• Recorded data:
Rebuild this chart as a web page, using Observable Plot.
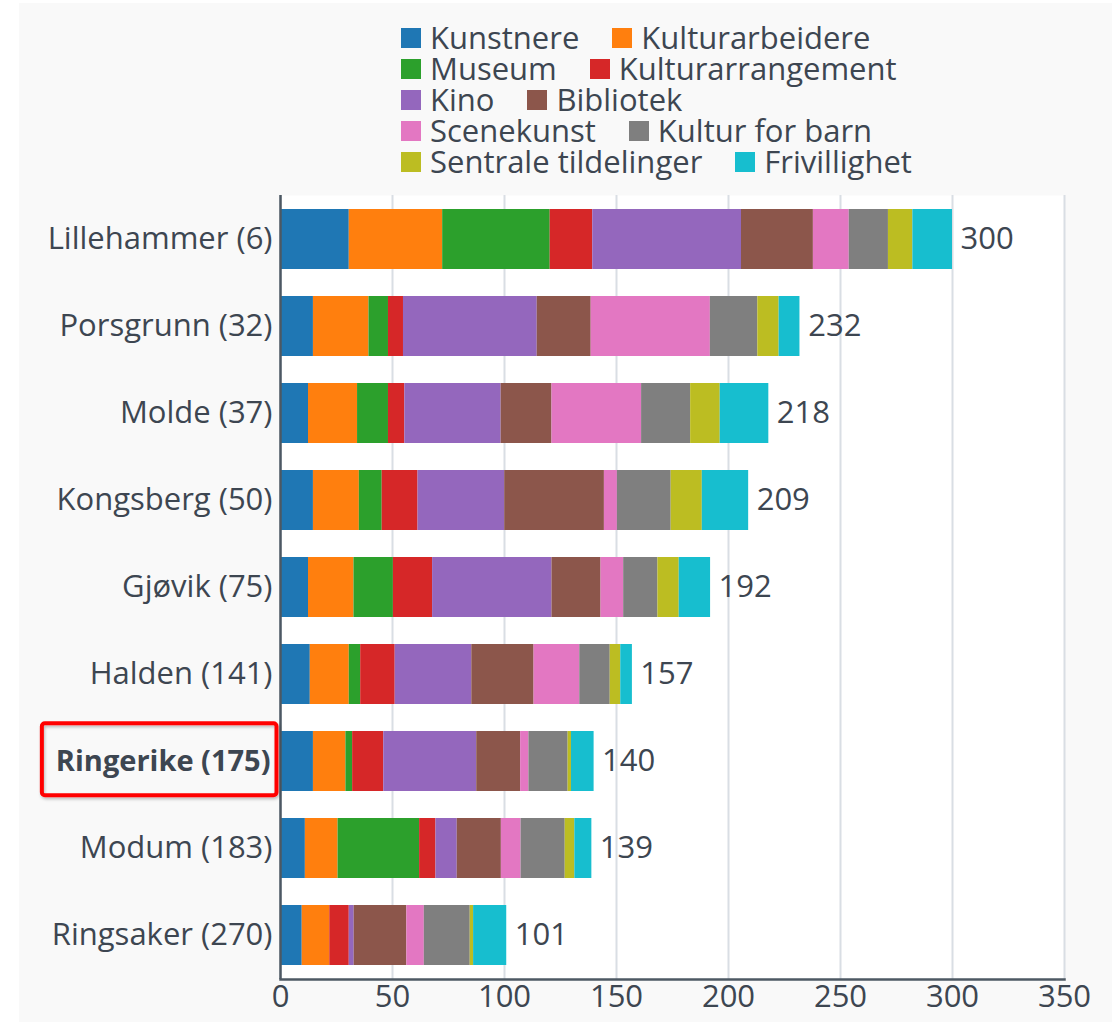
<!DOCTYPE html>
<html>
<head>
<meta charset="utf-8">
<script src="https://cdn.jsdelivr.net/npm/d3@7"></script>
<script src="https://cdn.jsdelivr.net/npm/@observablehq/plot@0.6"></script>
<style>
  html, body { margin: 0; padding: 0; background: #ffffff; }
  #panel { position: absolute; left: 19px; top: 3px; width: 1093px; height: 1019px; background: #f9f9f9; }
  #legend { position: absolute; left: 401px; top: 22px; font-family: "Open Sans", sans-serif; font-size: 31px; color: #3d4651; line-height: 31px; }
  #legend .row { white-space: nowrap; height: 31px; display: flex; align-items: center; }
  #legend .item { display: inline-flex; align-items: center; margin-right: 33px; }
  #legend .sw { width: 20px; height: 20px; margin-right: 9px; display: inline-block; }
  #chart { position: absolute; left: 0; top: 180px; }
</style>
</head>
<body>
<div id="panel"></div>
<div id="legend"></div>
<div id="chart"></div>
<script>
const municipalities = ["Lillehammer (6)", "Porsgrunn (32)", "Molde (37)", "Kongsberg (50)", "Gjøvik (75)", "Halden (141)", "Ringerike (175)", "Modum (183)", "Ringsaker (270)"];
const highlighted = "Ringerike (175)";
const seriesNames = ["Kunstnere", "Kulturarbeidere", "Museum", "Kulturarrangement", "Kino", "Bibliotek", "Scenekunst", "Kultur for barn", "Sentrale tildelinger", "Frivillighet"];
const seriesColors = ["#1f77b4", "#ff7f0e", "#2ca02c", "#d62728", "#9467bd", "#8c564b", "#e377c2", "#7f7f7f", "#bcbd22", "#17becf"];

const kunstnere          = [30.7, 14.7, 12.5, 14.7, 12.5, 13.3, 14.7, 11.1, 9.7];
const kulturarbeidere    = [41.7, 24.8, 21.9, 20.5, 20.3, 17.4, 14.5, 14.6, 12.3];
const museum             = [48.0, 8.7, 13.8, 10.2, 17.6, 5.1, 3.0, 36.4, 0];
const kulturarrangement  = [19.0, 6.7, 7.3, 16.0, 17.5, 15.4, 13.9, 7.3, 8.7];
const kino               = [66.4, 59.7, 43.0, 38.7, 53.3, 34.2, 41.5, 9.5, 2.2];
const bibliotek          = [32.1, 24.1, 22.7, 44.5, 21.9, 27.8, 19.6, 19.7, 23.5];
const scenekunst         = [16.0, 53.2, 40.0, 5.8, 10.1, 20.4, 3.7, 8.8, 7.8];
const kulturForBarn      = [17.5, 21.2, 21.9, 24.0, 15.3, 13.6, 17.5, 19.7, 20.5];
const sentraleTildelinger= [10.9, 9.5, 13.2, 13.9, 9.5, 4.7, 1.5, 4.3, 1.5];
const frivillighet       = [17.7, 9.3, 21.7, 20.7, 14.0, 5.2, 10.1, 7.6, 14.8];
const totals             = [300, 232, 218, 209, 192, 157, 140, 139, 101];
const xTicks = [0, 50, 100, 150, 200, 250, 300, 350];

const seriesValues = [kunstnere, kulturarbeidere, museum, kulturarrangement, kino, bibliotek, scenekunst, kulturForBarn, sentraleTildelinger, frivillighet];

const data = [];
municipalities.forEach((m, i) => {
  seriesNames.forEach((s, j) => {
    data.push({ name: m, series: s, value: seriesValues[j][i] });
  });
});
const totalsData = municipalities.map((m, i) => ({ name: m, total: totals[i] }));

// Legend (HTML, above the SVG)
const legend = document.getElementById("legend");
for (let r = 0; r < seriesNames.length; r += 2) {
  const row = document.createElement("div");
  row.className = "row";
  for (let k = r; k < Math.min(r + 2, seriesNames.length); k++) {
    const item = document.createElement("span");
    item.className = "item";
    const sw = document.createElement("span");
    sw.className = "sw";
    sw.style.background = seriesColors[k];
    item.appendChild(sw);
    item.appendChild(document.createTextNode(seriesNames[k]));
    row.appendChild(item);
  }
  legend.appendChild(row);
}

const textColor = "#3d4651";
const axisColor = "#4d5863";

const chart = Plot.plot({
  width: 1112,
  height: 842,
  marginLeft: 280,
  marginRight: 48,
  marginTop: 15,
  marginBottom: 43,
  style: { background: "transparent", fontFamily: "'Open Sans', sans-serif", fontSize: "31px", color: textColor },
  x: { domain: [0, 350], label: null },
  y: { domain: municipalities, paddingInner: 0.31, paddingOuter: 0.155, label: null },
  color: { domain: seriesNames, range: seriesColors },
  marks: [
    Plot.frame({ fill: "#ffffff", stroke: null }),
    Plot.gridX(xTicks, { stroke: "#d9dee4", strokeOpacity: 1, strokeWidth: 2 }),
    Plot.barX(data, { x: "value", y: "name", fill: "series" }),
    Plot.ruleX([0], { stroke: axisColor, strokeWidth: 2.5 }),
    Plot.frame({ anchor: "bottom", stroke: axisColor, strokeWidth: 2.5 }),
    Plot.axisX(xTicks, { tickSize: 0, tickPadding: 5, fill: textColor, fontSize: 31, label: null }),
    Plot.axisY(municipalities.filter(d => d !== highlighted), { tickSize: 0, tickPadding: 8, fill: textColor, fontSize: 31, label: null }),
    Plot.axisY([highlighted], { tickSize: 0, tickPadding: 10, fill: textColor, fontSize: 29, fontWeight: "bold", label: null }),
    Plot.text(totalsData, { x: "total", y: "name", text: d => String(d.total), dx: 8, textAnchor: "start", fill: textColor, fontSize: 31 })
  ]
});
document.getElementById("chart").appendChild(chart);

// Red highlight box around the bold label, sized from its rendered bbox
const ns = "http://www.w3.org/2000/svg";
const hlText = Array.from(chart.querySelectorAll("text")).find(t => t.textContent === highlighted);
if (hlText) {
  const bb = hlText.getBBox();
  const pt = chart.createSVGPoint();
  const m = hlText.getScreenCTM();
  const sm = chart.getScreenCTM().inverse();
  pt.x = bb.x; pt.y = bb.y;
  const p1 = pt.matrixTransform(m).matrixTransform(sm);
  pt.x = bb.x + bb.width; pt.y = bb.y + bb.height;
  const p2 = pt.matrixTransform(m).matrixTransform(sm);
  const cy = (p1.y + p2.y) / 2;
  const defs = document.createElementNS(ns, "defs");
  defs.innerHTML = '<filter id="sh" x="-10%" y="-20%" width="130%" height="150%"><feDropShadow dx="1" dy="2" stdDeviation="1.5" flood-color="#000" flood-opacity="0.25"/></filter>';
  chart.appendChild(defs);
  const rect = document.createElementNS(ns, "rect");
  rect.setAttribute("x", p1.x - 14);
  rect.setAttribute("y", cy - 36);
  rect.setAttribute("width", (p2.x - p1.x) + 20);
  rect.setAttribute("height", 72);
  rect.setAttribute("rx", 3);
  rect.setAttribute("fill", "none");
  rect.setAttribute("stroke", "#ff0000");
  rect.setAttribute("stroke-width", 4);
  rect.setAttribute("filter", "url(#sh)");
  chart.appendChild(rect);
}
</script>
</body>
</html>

• The problem:
Would you return the data exactly as written, without the pictures?

• Output for this exercise:
Rebuild this chart as a web page, using Observable Plot.
<!DOCTYPE html>
<html>
<head>
<meta charset="utf-8">
<script src="https://cdn.jsdelivr.net/npm/d3@7"></script>
<script src="https://cdn.jsdelivr.net/npm/@observablehq/plot@0.6"></script>
<style>
  html, body { margin: 0; padding: 0; background: #ffffff; }
  #panel { position: absolute; left: 19px; top: 3px; width: 1093px; height: 1019px; background: #f9f9f9; }
  #legend { position: absolute; left: 401px; top: 22px; font-family: "Open Sans", sans-serif; font-size: 31px; color: #3d4651; line-height: 31px; }
  #legend .row { white-space: nowrap; height: 31px; display: flex; align-items: center; }
  #legend .item { display: inline-flex; align-items: center; margin-right: 33px; }
  #legend .sw { width: 20px; height: 20px; margin-right: 9px; display: inline-block; }
  #chart { position: absolute; left: 0; top: 180px; }
</style>
</head>
<body>
<div id="panel"></div>
<div id="legend"></div>
<div id="chart"></div>
<script>
const municipalities = ["Lillehammer (6)", "Porsgrunn (32)", "Molde (37)", "Kongsberg (50)", "Gjøvik (75)", "Halden (141)", "Ringerike (175)", "Modum (183)", "Ringsaker (270)"];
const highlighted = "Ringerike (175)";
const seriesNames = ["Kunstnere", "Kulturarbeidere", "Museum", "Kulturarrangement", "Kino", "Bibliotek", "Scenekunst", "Kultur for barn", "Sentrale tildelinger", "Frivillighet"];
const seriesColors = ["#1f77b4", "#ff7f0e", "#2ca02c", "#d62728", "#9467bd", "#8c564b", "#e377c2", "#7f7f7f", "#bcbd22", "#17becf"];

const kunstnere          = [30.7, 14.7, 12.5, 14.7, 12.5, 13.3, 14.7, 11.1, 9.7];
const kulturarbeidere    = [41.7, 24.8, 21.9, 20.5, 20.3, 17.4, 14.5, 14.6, 12.3];
const museum             = [48.0, 8.7, 13.8, 10.2, 17.6, 5.1, 3.0, 36.4, 0];
const kulturarrangement  = [19.0, 6.7, 7.3, 16.0, 17.5, 15.4, 13.9, 7.3, 8.7];
const kino               = [66.4, 59.7, 43.0, 38.7, 53.3, 34.2, 41.5, 9.5, 2.2];
const bibliotek          = [32.1, 24.1, 22.7, 44.5, 21.9, 27.8, 19.6, 19.7, 23.5];
const scenekunst         = [16.0, 53.2, 40.0, 5.8, 10.1, 20.4, 3.7, 8.8, 7.8];
const kulturForBarn      = [17.5, 21.2, 21.9, 24.0, 15.3, 13.6, 17.5, 19.7, 20.5];
const sentraleTildelinger= [10.9, 9.5, 13.2, 13.9, 9.5, 4.7, 1.5, 4.3, 1.5];
const frivillighet       = [17.7, 9.3, 21.7, 20.7, 14.0, 5.2, 10.1, 7.6, 14.8];
const totals             = [300, 232, 218, 209, 192, 157, 140, 139, 101];
const xTicks = [0, 50, 100, 150, 200, 250, 300, 350];

const seriesValues = [kunstnere, kulturarbeidere, museum, kulturarrangement, kino, bibliotek, scenekunst, kulturForBarn, sentraleTildelinger, frivillighet];

const data = [];
municipalities.forEach((m, i) => {
  seriesNames.forEach((s, j) => {
    data.push({ name: m, series: s, value: seriesValues[j][i] });
  });
});
const totalsData = municipalities.map((m, i) => ({ name: m, total: totals[i] }));

// Legend (HTML, above the SVG)
const legend = document.getElementById("legend");
for (let r = 0; r < seriesNames.length; r += 2) {
  const row = document.createElement("div");
  row.className = "row";
  for (let k = r; k < Math.min(r + 2, seriesNames.length); k++) {
    const item = document.createElement("span");
    item.className = "item";
    const sw = document.createElement("span");
    sw.className = "sw";
    sw.style.background = seriesColors[k];
    item.appendChild(sw);
    item.appendChild(document.createTextNode(seriesNames[k]));
    row.appendChild(item);
  }
  legend.appendChild(row);
}

const textColor = "#3d4651";
const axisColor = "#4d5863";

const chart = Plot.plot({
  width: 1112,
  height: 842,
  marginLeft: 280,
  marginRight: 48,
  marginTop: 15,
  marginBottom: 43,
  style: { background: "transparent", fontFamily: "'Open Sans', sans-serif", fontSize: "31px", color: textColor },
  x: { domain: [0, 350], label: null },
  y: { domain: municipalities, paddingInner: 0.31, paddingOuter: 0.155, label: null },
  color: { domain: seriesNames, range: seriesColors },
  marks: [
    Plot.frame({ fill: "#ffffff", stroke: null }),
    Plot.gridX(xTicks, { stroke: "#d9dee4", strokeOpacity: 1, strokeWidth: 2 }),
    Plot.barX(data, { x: "value", y: "name", fill: "series" }),
    Plot.ruleX([0], { stroke: axisColor, strokeWidth: 2.5 }),
    Plot.frame({ anchor: "bottom", stroke: axisColor, strokeWidth: 2.5 }),
    Plot.axisX(xTicks, { tickSize: 0, tickPadding: 5, fill: textColor, fontSize: 31, label: null }),
    Plot.axisY(municipalities.filter(d => d !== highlighted), { tickSize: 0, tickPadding: 8, fill: textColor, fontSize: 31, label: null }),
    Plot.axisY([highlighted], { tickSize: 0, tickPadding: 10, fill: textColor, fontSize: 29, fontWeight: "bold", label: null }),
    Plot.text(totalsData, { x: "total", y: "name", text: d => String(d.total), dx: 8, textAnchor: "start", fill: textColor, fontSize: 31 })
  ]
});
document.getElementById("chart").appendChild(chart);

// Red highlight box around the bold label, sized from its rendered bbox
const ns = "http://www.w3.org/2000/svg";
const hlText = Array.from(chart.querySelectorAll("text")).find(t => t.textContent === highlighted);
if (hlText) {
  const bb = hlText.getBBox();
  const pt = chart.createSVGPoint();
  const m = hlText.getScreenCTM();
  const sm = chart.getScreenCTM().inverse();
  pt.x = bb.x; pt.y = bb.y;
  const p1 = pt.matrixTransform(m).matrixTransform(sm);
  pt.x = bb.x + bb.width; pt.y = bb.y + bb.height;
  const p2 = pt.matrixTransform(m).matrixTransform(sm);
  const cy = (p1.y + p2.y) / 2;
  const defs = document.createElementNS(ns, "defs");
  defs.innerHTML = '<filter id="sh" x="-10%" y="-20%" width="130%" height="150%"><feDropShadow dx="1" dy="2" stdDeviation="1.5" flood-color="#000" flood-opacity="0.25"/></filter>';
  chart.appendChild(defs);
  const rect = document.createElementNS(ns, "rect");
  rect.setAttribute("x", p1.x - 14);
  rect.setAttribute("y", cy - 36);
  rect.setAttribute("width", (p2.x - p1.x) + 20);
  rect.setAttribute("height", 72);
  rect.setAttribute("rx", 3);
  rect.setAttribute("fill", "none");
  rect.setAttribute("stroke", "#ff0000");
  rect.setAttribute("stroke-width", 4);
  rect.setAttribute("filter", "url(#sh)");
  chart.appendChild(rect);
}
</script>
</body>
</html>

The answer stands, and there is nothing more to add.